─── Stored data
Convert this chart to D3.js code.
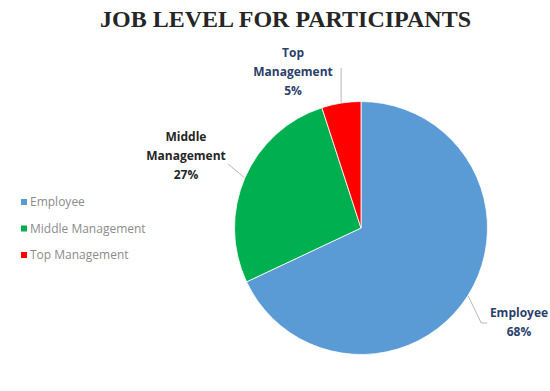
<!DOCTYPE html>
<html>
<head>
<meta charset="utf-8">
<script src="https://cdn.jsdelivr.net/npm/d3@7"></script>
<style>
  html, body { margin: 0; padding: 0; background: #fff; }
  svg { display: block; }
</style>
</head>
<body>
<svg id="chart" width="550" height="391"></svg>
<script>
// Job level breakdown of survey participants (percent)
const categories = ["Employee", "Middle Management", "Top Management"];
const values = [68, 27, 5];
const labelLines = [["Employee", "68%"], ["Middle", "Management", "27%"], ["Top", "Management", "5%"]];
const colors = ["#5b9bd5", "#00b050", "#ff0000"];
const labelColors = ["#2b3f6b", "#262626", "#2b3f6b"];

const svg = d3.select("#chart");
const cx = 361, cy = 228, R = 126.5;

// Title
svg.append("text")
  .attr("x", 285.5).attr("y", 27)
  .attr("text-anchor", "middle")
  .attr("font-family", "'Liberation Serif', 'Times New Roman', serif")
  .attr("font-weight", "bold")
  .attr("font-size", 24)
  .attr("fill", "#262626")
  .text("JOB LEVEL FOR PARTICIPANTS");

const data = categories.map((c, i) => ({ name: c, value: values[i], i }));
const pie = d3.pie().value(d => d.value).sort(null);
const arcs = pie(data);
const arc = d3.arc().innerRadius(0).outerRadius(R);

const g = svg.append("g").attr("transform", `translate(${cx},${cy})`);
g.selectAll("path.slice")
  .data(arcs)
  .join("path")
  .attr("class", "slice")
  .attr("d", arc)
  .attr("fill", d => colors[d.data.i])
  .attr("stroke", "#ffffff")
  .attr("stroke-width", 0.8);

// point on the rim at the middle of a slice
function rimPoint(d, r) {
  const a = (d.startAngle + d.endAngle) / 2;
  return [r * Math.sin(a), -r * Math.cos(a)];
}

// Data-label placement: text block centre and leader path (relative to pie centre)
const labelLayout = [
  { tx: 158, ty: 94, leader: (p) => [p, [p[0] + 13, 95], [p[0] + 19, 95]] },
  { tx: -175, ty: -72, leader: (p) => [p, [-133, -64]] },
  { tx: -68, ty: -156, leader: (p) => [p, [p[0], -160]] }
];

const lineH = 19;
arcs.forEach((d, k) => {
  const lay = labelLayout[k];
  const p = rimPoint(d, R + 0.5);
  g.append("path")
    .attr("d", d3.line()(lay.leader(p)))
    .attr("fill", "none")
    .attr("stroke", "#a6a6a6")
    .attr("stroke-width", 0.8);
  const lines = labelLines[k];
  const t = g.append("text")
    .attr("text-anchor", "middle")
    .attr("font-family", "'Open Sans', sans-serif")
    .attr("font-weight", "bold")
    .attr("font-size", 12)
    .attr("fill", labelColors[k]);
  const y0 = lay.ty - (lines.length - 1) * lineH / 2;
  lines.forEach((s, j) => {
    t.append("tspan")
      .attr("x", lay.tx)
      .attr("y", y0 + j * lineH)
      .attr("dy", "0.35em")
      .text(s);
  });
});

// Legend
const legend = svg.append("g").attr("transform", "translate(21,202)");
const legendY = d3.scalePoint().domain(categories).range([0, 53]);
const item = legend.selectAll("g.item")
  .data(categories)
  .join("g")
  .attr("class", "item")
  .attr("transform", d => `translate(0,${legendY(d)})`);
item.append("rect")
  .attr("x", 0).attr("y", -3)
  .attr("width", 6).attr("height", 6)
  .attr("fill", (d, i) => colors[i]);
item.append("text")
  .attr("x", 9).attr("y", 0).attr("dy", "0.35em")
  .attr("font-family", "'Open Sans', sans-serif")
  .attr("font-size", 12)
  .attr("fill", "#8c8c8c")
  .text(d => d);
</script>
</body>
</html>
──────
Short problem: Copy every line of the data exactly as written, excluding the pictures.

Task output:
Convert this chart to D3.js code.
<!DOCTYPE html>
<html>
<head>
<meta charset="utf-8">
<script src="https://cdn.jsdelivr.net/npm/d3@7"></script>
<style>
  html, body { margin: 0; padding: 0; background: #fff; }
  svg { display: block; }
</style>
</head>
<body>
<svg id="chart" width="550" height="391"></svg>
<script>
// Job level breakdown of survey participants (percent)
const categories = ["Employee", "Middle Management", "Top Management"];
const values = [68, 27, 5];
const labelLines = [["Employee", "68%"], ["Middle", "Management", "27%"], ["Top", "Management", "5%"]];
const colors = ["#5b9bd5", "#00b050", "#ff0000"];
const labelColors = ["#2b3f6b", "#262626", "#2b3f6b"];

const svg = d3.select("#chart");
const cx = 361, cy = 228, R = 126.5;

// Title
svg.append("text")
  .attr("x", 285.5).attr("y", 27)
  .attr("text-anchor", "middle")
  .attr("font-family", "'Liberation Serif', 'Times New Roman', serif")
  .attr("font-weight", "bold")
  .attr("font-size", 24)
  .attr("fill", "#262626")
  .text("JOB LEVEL FOR PARTICIPANTS");

const data = categories.map((c, i) => ({ name: c, value: values[i], i }));
const pie = d3.pie().value(d => d.value).sort(null);
const arcs = pie(data);
const arc = d3.arc().innerRadius(0).outerRadius(R);

const g = svg.append("g").attr("transform", `translate(${cx},${cy})`);
g.selectAll("path.slice")
  .data(arcs)
  .join("path")
  .attr("class", "slice")
  .attr("d", arc)
  .attr("fill", d => colors[d.data.i])
  .attr("stroke", "#ffffff")
  .attr("stroke-width", 0.8);

// point on the rim at the middle of a slice
function rimPoint(d, r) {
  const a = (d.startAngle + d.endAngle) / 2;
  return [r * Math.sin(a), -r * Math.cos(a)];
}

// Data-label placement: text block centre and leader path (relative to pie centre)
const labelLayout = [
  { tx: 158, ty: 94, leader: (p) => [p, [p[0] + 13, 95], [p[0] + 19, 95]] },
  { tx: -175, ty: -72, leader: (p) => [p, [-133, -64]] },
  { tx: -68, ty: -156, leader: (p) => [p, [p[0], -160]] }
];

const lineH = 19;
arcs.forEach((d, k) => {
  const lay = labelLayout[k];
  const p = rimPoint(d, R + 0.5);
  g.append("path")
    .attr("d", d3.line()(lay.leader(p)))
    .attr("fill", "none")
    .attr("stroke", "#a6a6a6")
    .attr("stroke-width", 0.8);
  const lines = labelLines[k];
  const t = g.append("text")
    .attr("text-anchor", "middle")
    .attr("font-family", "'Open Sans', sans-serif")
    .attr("font-weight", "bold")
    .attr("font-size", 12)
    .attr("fill", labelColors[k]);
  const y0 = lay.ty - (lines.length - 1) * lineH / 2;
  lines.forEach((s, j) => {
    t.append("tspan")
      .attr("x", lay.tx)
      .attr("y", y0 + j * lineH)
      .attr("dy", "0.35em")
      .text(s);
  });
});

// Legend
const legend = svg.append("g").attr("transform", "translate(21,202)");
const legendY = d3.scalePoint().domain(categories).range([0, 53]);
const item = legend.selectAll("g.item")
  .data(categories)
  .join("g")
  .attr("class", "item")
  .attr("transform", d => `translate(0,${legendY(d)})`);
item.append("rect")
  .attr("x", 0).attr("y", -3)
  .attr("width", 6).attr("height", 6)
  .attr("fill", (d, i) => colors[i]);
item.append("text")
  .attr("x", 9).attr("y", 0).attr("dy", "0.35em")
  .attr("font-family", "'Open Sans', sans-serif")
  .attr("font-size", 12)
  .attr("fill", "#8c8c8c")
  .text(d => d);
</script>
</body>
</html>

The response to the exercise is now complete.